Dessa forma, jogamos a responsabilidade de erros históricos não compensados e de uma desigualdade crônica de condições nas próprias pessoas que terão que vencê-las. Sim, por isso Rebeca venceu, apesar do contexto em que estava. O nosso obrigado por ela deveria ser dobrado por conta disso.

E esse discurso é tão bem contado que, não raro, é apoiado por pessoas que, apesar de largarem em desvantagem, venceram. "Tive uma infância muito pobre e venci sozinho mesmo assim. Então, se pude, todos podem." Bem, parabéns a você, de verdade. Mas pense dessa forma: se ao invés de achar que todos têm que comer o pão que o diabo amassou como você comeu, não seria melhor pensar um mundo em que isso não fosse preciso? Porque o sofrimento não forma o caráter, apenas ensina o lugar de cada tijolo no muro.

Por isso, como já disse aqui, em tempos de Olimpíadas, é importantíssimo nos lembrarmos da caminhada e não apenas criticarmos os resultados finais, como muitos fazem. Para que lembremos que nossos atletas não existem a cada quatro anos. Sobrevivendo na adversidade e lutando pelo seu melhor, eles nos trazem orgulho, não só pelo que conquistam, mas pelo que são.

Por fim, há certas coisas que não podemos nunca esquecer. Em setembro de 2018, durante a campanha eleitoral, o então candidato a vice de Jair Bolsonaro, e hoje senador, general Hamilton Mourão, afirmou que uma família pobre criada apenas pela mãe se transforma em uma "fábrica de elementos desajustados" que tendem a ingressar no mundo do crime. A "fábrica de elementos desajustados" da empregada doméstica Rosa Santos, mãe solo de oito, trouxe para o Brasil hoje uma medalha de ouro no solo da ginástica artística.

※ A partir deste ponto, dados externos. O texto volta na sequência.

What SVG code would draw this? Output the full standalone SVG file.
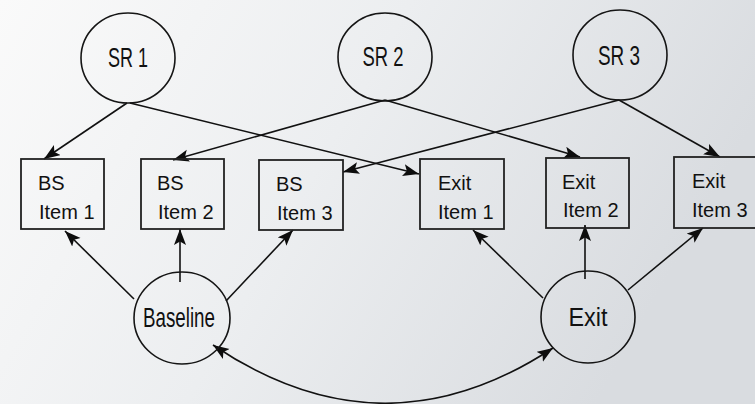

A experiência humana também tem mostrado que mulheres apresentam um posicionamento mais crítico ao discurso do uso da violência para a solução dos problemas do que os homens e são mais racionais e estáveis na gestão de recursos - tanto que em programas de moradia popular e transferência de renda no Brasil, o registro familiar é feito em seu nome.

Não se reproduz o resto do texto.